-------- Provided records --------
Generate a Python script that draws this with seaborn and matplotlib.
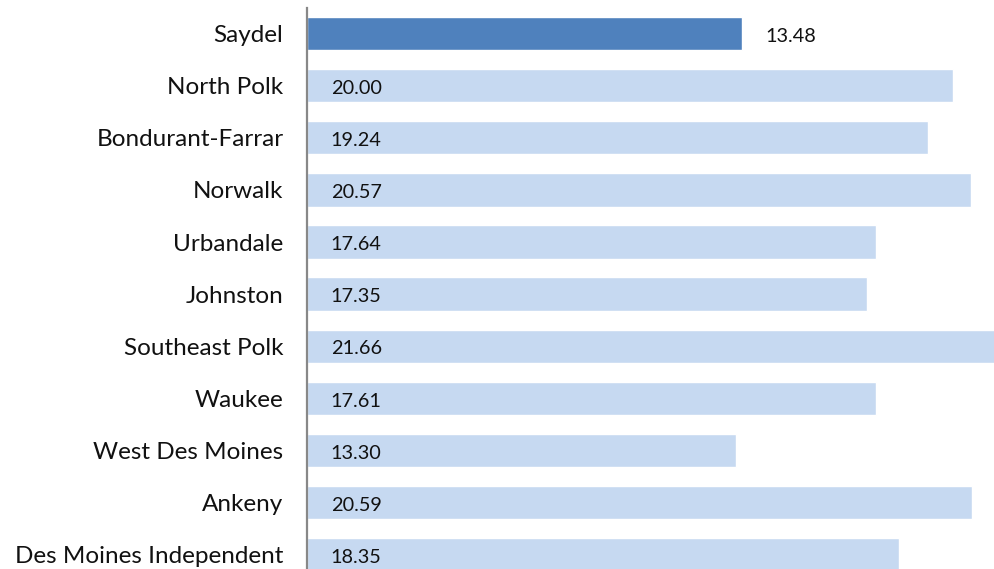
import pandas as pd
import numpy as np
import seaborn as sns
import matplotlib.pyplot as plt

# districts and their values, top to bottom as in the chart
districts = ['Saydel', 'North Polk', 'Bondurant-Farrar', 'Norwalk', 'Urbandale',
             'Johnston', 'Southeast Polk', 'Waukee', 'West Des Moines', 'Ankeny',
             'Des Moines Independent']
values = [13.48, 20.00, 19.24, 20.57, 17.64, 17.35, 21.66, 17.61, 13.30, 20.59, 18.35]
highlight = 'Saydel'

df = pd.DataFrame({'district': districts, 'value': values})

sns.set_style('white')
plt.rcParams['font.family'] = ['Lato', 'DejaVu Sans']

fig = plt.figure(figsize=(9.94, 5.69), dpi=100)
# axes runs a little below the figure edge, like the cropped original
ax = fig.add_axes([307/994, -11.6/569, 687/994, 573/569])

colors = ['#4F81BD' if d == highlight else '#C6D9F1' for d in districts]
sns.barplot(data=df, y='district', x='value', hue='district', palette=colors,
            legend=False, width=0.64, saturation=1, ax=ax)

ax.set_xlim(0, 21.28)
ax.set_xlabel('')
ax.set_ylabel('')
ax.set_xticks([])
for s in ['top', 'right', 'bottom']:
    ax.spines[s].set_visible(False)
ax.spines['left'].set_color('#888888')
ax.spines['left'].set_linewidth(1.6)
ax.tick_params(axis='y', length=0, pad=17, labelsize=17.5, labelcolor='#111111')

# value labels: outside the end for the highlighted bar, at the base for the rest
for i, (d, v) in enumerate(zip(districts, values)):
    xpos = v if d == highlight else 0
    ax.annotate(f'{v:.2f}', (xpos, i), xytext=(17, -2), textcoords='offset points',
                ha='left', va='center', fontsize=14.3, color='#111111')

plt.savefig('out.png', dpi=100)
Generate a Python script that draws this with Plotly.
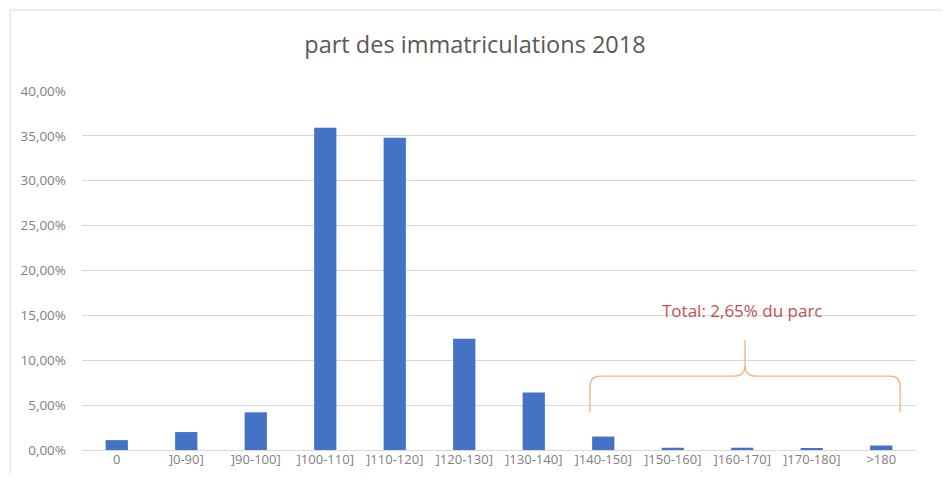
import plotly.graph_objects as go

categories = ["0", "]0-90]", "]90-100]", "]100-110]", "]110-120]", "]120-130]",
              "]130-140]", "]140-150]", "]150-160]", "]160-170]", "]170-180]", ">180"]
shares = [0.011, 0.020, 0.042, 0.359, 0.348, 0.124, 0.064, 0.015, 0.0025, 0.0025, 0.0015, 0.005]
y_ticks = [0, 0.05, 0.10, 0.15, 0.20, 0.25, 0.30, 0.35, 0.40]
title_text = "part des immatriculations 2018"
note_text = "Total: 2,65% du parc"

fig = go.Figure(go.Bar(x=categories, y=shares, marker_color="#4472C4",
                       marker_line_width=0, hoverinfo="skip"))

font_fam = "Open Sans, Liberation Sans, sans-serif"
W, H = 934, 466
fig.update_layout(
    width=W, height=H,
    margin=dict(l=74, r=26, t=83, b=24, autoexpand=False),
    paper_bgcolor="white", plot_bgcolor="white",
    separators=", ",
    bargap=0.68,
    showlegend=False,
    title=dict(text=title_text, x=0.5, xanchor="center", y=1 - 37/H, yanchor="middle",
               font=dict(family=font_fam, size=23.5, color="#595959")),
    font=dict(family=font_fam, color="#595959"),
)
fig.update_xaxes(type="category", showgrid=False, showline=False, ticks="",
                 tickangle=0, tickfont=dict(size=13, color="#7f7f7f"))
fig.update_yaxes(range=[0, 0.40], tickvals=y_ticks, tickformat=".2%",
                 showgrid=True, gridcolor="#d9d9d9", gridwidth=1, zeroline=True,
                 zerolinecolor="#d9d9d9", zerolinewidth=1, showline=False, ticks="",
                 tickfont=dict(size=13.5, color="#7f7f7f"), ticklabelstandoff=15)

# brace
x0, xm, x1 = 0.609, 0.795, 0.981
yl, ye, yt = 0.206, 0.105, 0.306
r = 0.012
path = (f"M {x0},{ye} L {x0},{yl-0.03} Q {x0},{yl} {x0+r},{yl} "
        f"L {xm-r},{yl} Q {xm},{yl} {xm},{yl+0.03} L {xm},{yt} "
        f"M {xm},{yl+0.03} Q {xm},{yl} {xm+r},{yl} "
        f"L {x1-r},{yl} Q {x1},{yl} {x1},{yl-0.03} L {x1},{ye}")
fig.add_shape(type="path", path=path, xref="paper", yref="paper",
              line=dict(color="#F4B183", width=1.3))
fig.add_annotation(text=note_text, xref="paper", yref="paper", x=(742-82)/834, y=(450-310)/359,
                   xanchor="center", yanchor="middle",
                   showarrow=False, font=dict(size=17, color="#C0504D", family=font_fam))

# chart border
fig.add_shape(type="rect", xref="paper", yref="paper",
              x0=(10-82)/834, x1=(948-82)/834, y0=(450-480)/359, y1=(450-10)/359,
              line=dict(color="#d9d9d9", width=1), layer="below")

fig.write_html("out.html")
--------
● What is needed
Copy out all the entries exactly. Images stay out of the copy.

● Expected answer
Generate a Python script that draws this with seaborn and matplotlib.
import pandas as pd
import numpy as np
import seaborn as sns
import matplotlib.pyplot as plt

# districts and their values, top to bottom as in the chart
districts = ['Saydel', 'North Polk', 'Bondurant-Farrar', 'Norwalk', 'Urbandale',
             'Johnston', 'Southeast Polk', 'Waukee', 'West Des Moines', 'Ankeny',
             'Des Moines Independent']
values = [13.48, 20.00, 19.24, 20.57, 17.64, 17.35, 21.66, 17.61, 13.30, 20.59, 18.35]
highlight = 'Saydel'

df = pd.DataFrame({'district': districts, 'value': values})

sns.set_style('white')
plt.rcParams['font.family'] = ['Lato', 'DejaVu Sans']

fig = plt.figure(figsize=(9.94, 5.69), dpi=100)
# axes runs a little below the figure edge, like the cropped original
ax = fig.add_axes([307/994, -11.6/569, 687/994, 573/569])

colors = ['#4F81BD' if d == highlight else '#C6D9F1' for d in districts]
sns.barplot(data=df, y='district', x='value', hue='district', palette=colors,
            legend=False, width=0.64, saturation=1, ax=ax)

ax.set_xlim(0, 21.28)
ax.set_xlabel('')
ax.set_ylabel('')
ax.set_xticks([])
for s in ['top', 'right', 'bottom']:
    ax.spines[s].set_visible(False)
ax.spines['left'].set_color('#888888')
ax.spines['left'].set_linewidth(1.6)
ax.tick_params(axis='y', length=0, pad=17, labelsize=17.5, labelcolor='#111111')

# value labels: outside the end for the highlighted bar, at the base for the rest
for i, (d, v) in enumerate(zip(districts, values)):
    xpos = v if d == highlight else 0
    ax.annotate(f'{v:.2f}', (xpos, i), xytext=(17, -2), textcoords='offset points',
                ha='left', va='center', fontsize=14.3, color='#111111')

plt.savefig('out.png', dpi=100)
Generate a Python script that draws this with Plotly.
import plotly.graph_objects as go

categories = ["0", "]0-90]", "]90-100]", "]100-110]", "]110-120]", "]120-130]",
              "]130-140]", "]140-150]", "]150-160]", "]160-170]", "]170-180]", ">180"]
shares = [0.011, 0.020, 0.042, 0.359, 0.348, 0.124, 0.064, 0.015, 0.0025, 0.0025, 0.0015, 0.005]
y_ticks = [0, 0.05, 0.10, 0.15, 0.20, 0.25, 0.30, 0.35, 0.40]
title_text = "part des immatriculations 2018"
note_text = "Total: 2,65% du parc"

fig = go.Figure(go.Bar(x=categories, y=shares, marker_color="#4472C4",
                       marker_line_width=0, hoverinfo="skip"))

font_fam = "Open Sans, Liberation Sans, sans-serif"
W, H = 934, 466
fig.update_layout(
    width=W, height=H,
    margin=dict(l=74, r=26, t=83, b=24, autoexpand=False),
    paper_bgcolor="white", plot_bgcolor="white",
    separators=", ",
    bargap=0.68,
    showlegend=False,
    title=dict(text=title_text, x=0.5, xanchor="center", y=1 - 37/H, yanchor="middle",
               font=dict(family=font_fam, size=23.5, color="#595959")),
    font=dict(family=font_fam, color="#595959"),
)
fig.update_xaxes(type="category", showgrid=False, showline=False, ticks="",
                 tickangle=0, tickfont=dict(size=13, color="#7f7f7f"))
fig.update_yaxes(range=[0, 0.40], tickvals=y_ticks, tickformat=".2%",
                 showgrid=True, gridcolor="#d9d9d9", gridwidth=1, zeroline=True,
                 zerolinecolor="#d9d9d9", zerolinewidth=1, showline=False, ticks="",
                 tickfont=dict(size=13.5, color="#7f7f7f"), ticklabelstandoff=15)

# brace
x0, xm, x1 = 0.609, 0.795, 0.981
yl, ye, yt = 0.206, 0.105, 0.306
r = 0.012
path = (f"M {x0},{ye} L {x0},{yl-0.03} Q {x0},{yl} {x0+r},{yl} "
        f"L {xm-r},{yl} Q {xm},{yl} {xm},{yl+0.03} L {xm},{yt} "
        f"M {xm},{yl+0.03} Q {xm},{yl} {xm+r},{yl} "
        f"L {x1-r},{yl} Q {x1},{yl} {x1},{yl-0.03} L {x1},{ye}")
fig.add_shape(type="path", path=path, xref="paper", yref="paper",
              line=dict(color="#F4B183", width=1.3))
fig.add_annotation(text=note_text, xref="paper", yref="paper", x=(742-82)/834, y=(450-310)/359,
                   xanchor="center", yanchor="middle",
                   showarrow=False, font=dict(size=17, color="#C0504D", family=font_fam))

# chart border
fig.add_shape(type="rect", xref="paper", yref="paper",
              x0=(10-82)/834, x1=(948-82)/834, y0=(450-480)/359, y1=(450-10)/359,
              line=dict(color="#d9d9d9", width=1), layer="below")

fig.write_html("out.html")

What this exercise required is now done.